И такого своего таланта я не имею права зарывать в землю. Я обязан трудиться ради того, чтобы построить справедливое общество, живущее согласно правилам, принимаемым и одобряемым (за вычетом начисто и напрочь развращенных людей) всеми членами грядущего справедливого общества — независимо от того, придерживаются они этих правил или нет. Простые люди принимают упомянутые правила безоговорочно, просвещенные люди — неохотно; тем не менее, все люди, при надлежащем старании, способны их принять, ибо способность принимать их неотъемлема, по убеждению Толстого, от человеческой сущности. Если вершится несправедливость, я обязан возвысить голос и противостать ей; художники, подобно всем остальным, не имеют права сидеть, сложа руки. А, например, Мопассан, пишет Лев Толстой, именно тем и занимается, вопреки себе самому и своим эстетическим предрассудкам. Поскольку Мопассан — растленное человеческое существо, он может выступать на стороне зла и противиться добру, писать о презренном парижском соблазнителе с большим сочувствием, нежели о его жертвах. Но если Мопассан говорит истину, и говорит ее достаточно внятно, — а люди талантливые не в силах этого избежать, — он ставит перед читателем основополагающие нравственные вопросы вне зависимости от собственного желания или нежелания, — вопросы, от коих читателю не уклониться, и ответить на которые читатель сумеет лишь очень строго и мучительно исследовав собственную душу.

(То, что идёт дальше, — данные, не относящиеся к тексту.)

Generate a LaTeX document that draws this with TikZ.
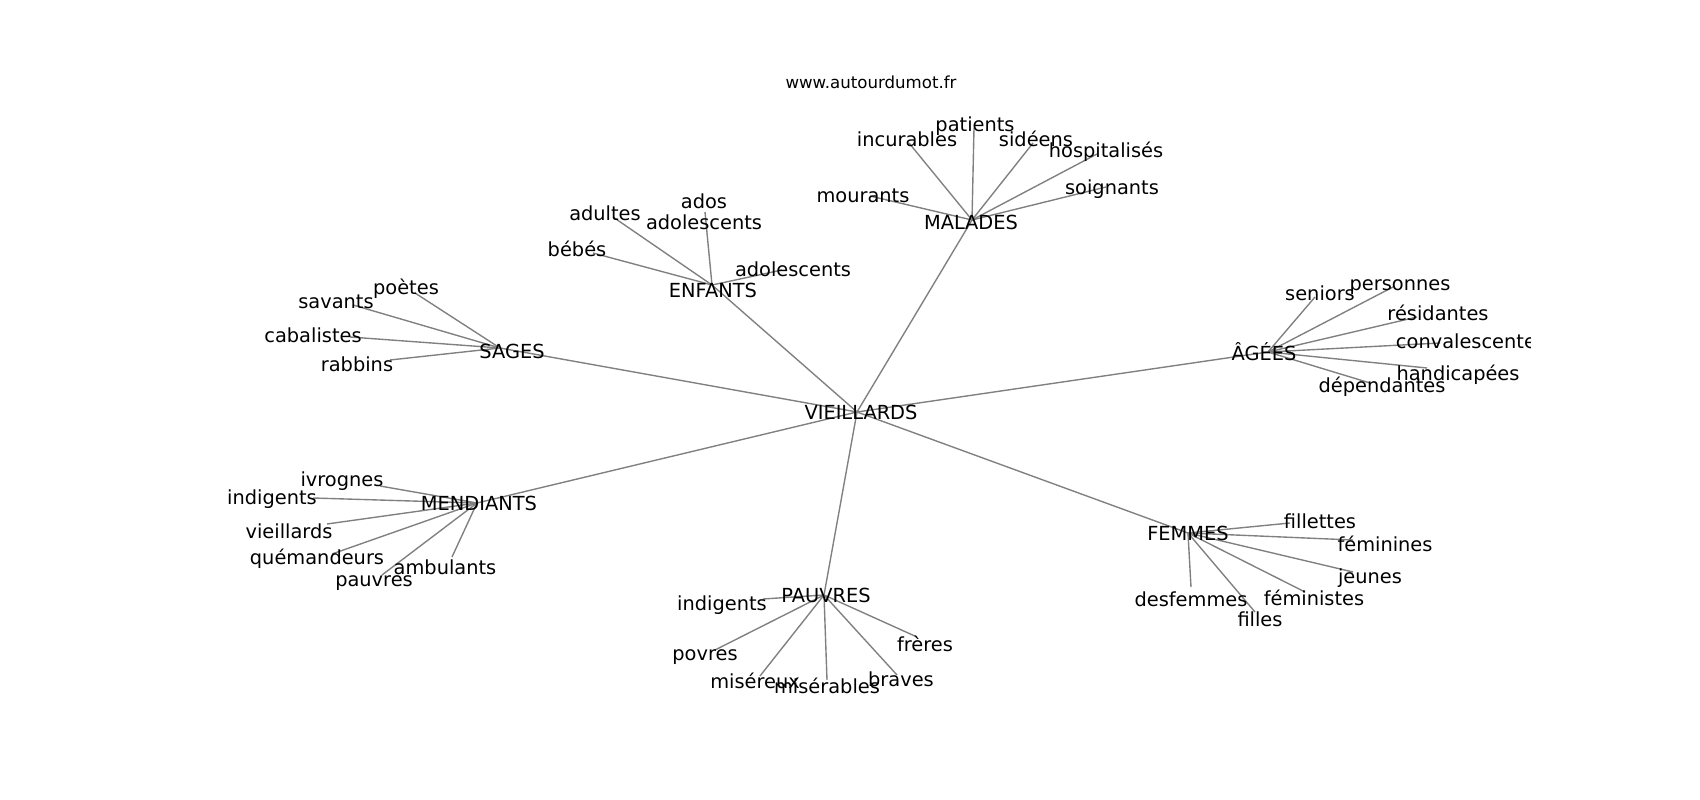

Отсюда, по Толстому, и начинается тропа, ведущая к возрождению, — в этом истинная задача искусства. Призвание — талант — означает покорность внутреннему зову: отвечать ему — цель и обязанность художника. Ничто не может быть порочнее, чем видеть в писателе простого «поставщика», «ремесленника», заботящегося лишь о том, чтобы создать добротный товар — а этого взгляда упорно держались и Флобер, и Ренан, и Мопассан[280]. Есть лишь одна людская цель, равно и всевластно зовущая всех — и помещика, и врача, и барона, и профессора, и банкира, и мужика: провозглашать истину, руководиться ею в любых своих действиях и поступках — то есть и самому быть по-настоящему добрым, и других призывать к добру. Есть Бог, и восхитительна «Илиада», и люди наделены правом на свободу и равенство — это все истины, вечные и непреложные. Посему обязаны мы по возможности склонять людей к прочтению «Илиады», а не французской порнографической стряпни, призывать людей работать, созидая общество равноправия, а не политическую либо теократическую иерархию. Принуждение — зло; и человечество искони считало это истиной; посему обязаны люди трудиться во имя общества, где больше не будет войн, тюрем и казней — вовеки, вопреки любым обстоятельствам и любым доводам; во имя общества, где личная свобода общедоступна в наивысшей мыслимой степени. Следуя собственной дорогой, Лев Толстой пришел к некой программе христианского анархизма, изрядно смахивавшего на идеи народников, с которыми (за вычетом, разумеется, их социалистического начетничества, их веры в науку и упований на террор) у Толстого было весьма немало общего. Ибо то, что он отстаивал теперь, составляло программу действий, а не бездейственного непротивления; эта программа и послужила основой для образовательной реформы, которую Толстой пытался провести в жизнь. Писатель пытался открывать, собирать и толковать извечные истины, будить стихийную любознательность, воображение, любовь и жажду знаний в мужиках и детях; прежде всего Толстой стремился высвободить «естественные» движущие силы народа — нравственные, эмоциональные, умственные, — после чего (Толстой не сомневался в этом, как не сомневался и Жан-Жак Руссо) гармония внутренняя и общежительная окажется достигнута (ежели, разумеется, устранить без остатка все, что сковывает, уродует или убивает людскую душу).
Эта программа — предусматривавшая возможность свободного и самостоятельного развития всех человеческих способностей — зиждилась на главном и чрезвычайно смелом предположении: дескать, существует хотя бы один путь развития, на коем упомянутые способности не станут ни вступать в противоборство друг с другом, ни развиваться неравномерно, — светлый и безошибочный путь к совершенной гармонии, объемлющей каждого и дарующей каждому душевный мир и покой; а из этого естественно вытекала уверенность в том, что знание людской природы, родившееся из наблюдений над человечеством и собою самим, или дарованное нравственным чутьем, или почерпнутое из жизнеописаний великих и мудрейших людей (либо из оставленных ими книг), может навести нас на этот путь. Здесь не место рассуждать о том, насколько вообще подобная доктрина совместима с религиозными представлениями либо современной психологией.